From: Oded Gabbay <ogabbay@kernel.org>
To: linux-kernel@vger.kernel.org
Cc: Ofir Bitton <obitton@habana.ai>
Subject: [PATCH 1/2] habanalabs: fix potential race in interrupt wait ioctl
Date: Wed, 1 Sep 2021 19:33:08 +0300 [thread overview]
Message-ID: <20210901163309.112126-1-ogabbay@kernel.org> (raw)
From: Ofir Bitton <obitton@habana.ai>
We have a potential race where a user interrupt can be received
in between user thread value comparison and before request was
added to wait list. This means that if no consecutive interrupt
will be received, user thread will timeout and fail.
The solution is to add the request to wait list before we
perform the comparison.
Signed-off-by: Ofir Bitton <obitton@habana.ai>
Reviewed-by: Oded Gabbay <ogabbay@kernel.org>
Signed-off-by: Oded Gabbay <ogabbay@kernel.org>
---
.../habanalabs/common/command_submission.c | 35 +++++++++++--------
1 file changed, 21 insertions(+), 14 deletions(-)
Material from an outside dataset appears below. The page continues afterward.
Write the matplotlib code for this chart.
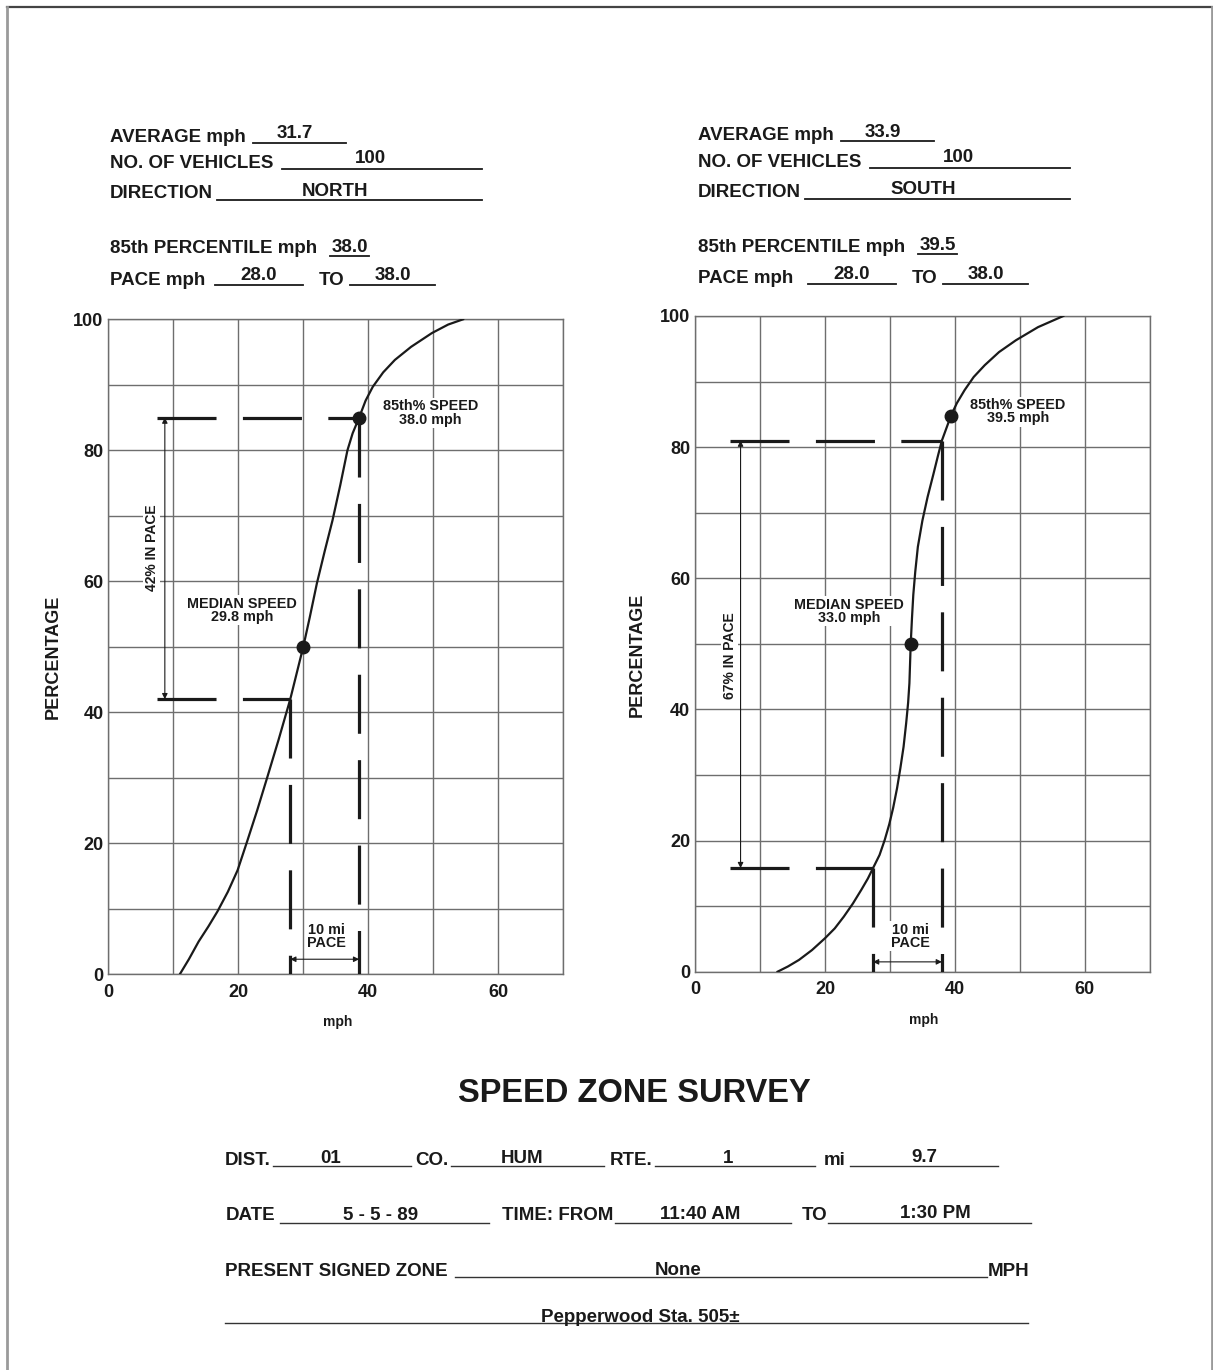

diff --git a/drivers/misc/habanalabs/common/command_submission.c b/drivers/misc/habanalabs/common/command_submission.c
index 7b0516cf808b..9a8b9191c28c 100644
--- a/drivers/misc/habanalabs/common/command_submission.c
+++ b/drivers/misc/habanalabs/common/command_submission.c
@@ -2740,10 +2740,20 @@ static int _hl_interrupt_wait_ioctl(struct hl_device *hdev, struct hl_ctx *ctx,
else
interrupt = &hdev->user_interrupt[interrupt_offset];
+ /* Add pending user interrupt to relevant list for the interrupt
+ * handler to monitor
+ */
+ spin_lock_irqsave(&interrupt->wait_list_lock, flags);
+ list_add_tail(&pend->wait_list_node, &interrupt->wait_list_head);
+ spin_unlock_irqrestore(&interrupt->wait_list_lock, flags);
+
+ /* We check for completion value as interrupt could have been received
+ * before we added the node to the wait list
+ */
if (copy_from_user(&completion_value, u64_to_user_ptr(user_address), 4)) {
dev_err(hdev->dev, "Failed to copy completion value from user\n");
rc = -EFAULT;
- goto free_fence;
+ goto remove_pending_user_interrupt;
}
if (completion_value >= target_value)
@@ -2752,14 +2762,7 @@ static int _hl_interrupt_wait_ioctl(struct hl_device *hdev, struct hl_ctx *ctx,
*status = CS_WAIT_STATUS_BUSY;
if (!timeout_us || (*status == CS_WAIT_STATUS_COMPLETED))
- goto free_fence;
-
- /* Add pending user interrupt to relevant list for the interrupt
- * handler to monitor
- */
- spin_lock_irqsave(&interrupt->wait_list_lock, flags);
- list_add_tail(&pend->wait_list_node, &interrupt->wait_list_head);
- spin_unlock_irqrestore(&interrupt->wait_list_lock, flags);
+ goto remove_pending_user_interrupt;
wait_again:
/* Wait for interrupt handler to signal completion */
@@ -2770,6 +2773,15 @@ static int _hl_interrupt_wait_ioctl(struct hl_device *hdev, struct hl_ctx *ctx,
* If comparison fails, keep waiting until timeout expires
*/
if (completion_rc > 0) {
+ spin_lock_irqsave(&interrupt->wait_list_lock, flags);
+ /* reinit_completion must be called before we check for user
+ * completion value, otherwise, if interrupt is received after
+ * the comparison and before the next wait_for_completion,
+ * we will reach timeout and fail
+ */
+ reinit_completion(&pend->fence.completion);
+ spin_unlock_irqrestore(&interrupt->wait_list_lock, flags);
+
if (copy_from_user(&completion_value, u64_to_user_ptr(user_address), 4)) {
dev_err(hdev->dev, "Failed to copy completion value from user\n");
rc = -EFAULT;
@@ -2780,11 +2792,7 @@ static int _hl_interrupt_wait_ioctl(struct hl_device *hdev, struct hl_ctx *ctx,
if (completion_value >= target_value) {
*status = CS_WAIT_STATUS_COMPLETED;
} else {
- spin_lock_irqsave(&interrupt->wait_list_lock, flags);
- reinit_completion(&pend->fence.completion);
timeout = completion_rc;
-
- spin_unlock_irqrestore(&interrupt->wait_list_lock, flags);
goto wait_again;
}
} else if (completion_rc == -ERESTARTSYS) {
@@ -2802,7 +2810,6 @@ static int _hl_interrupt_wait_ioctl(struct hl_device *hdev, struct hl_ctx *ctx,
list_del(&pend->wait_list_node);
spin_unlock_irqrestore(&interrupt->wait_list_lock, flags);
-free_fence:
kfree(pend);
hl_ctx_put(ctx);
--
2.17.1
next reply other threads:[~2021-09-01 16:35 UTC|newest]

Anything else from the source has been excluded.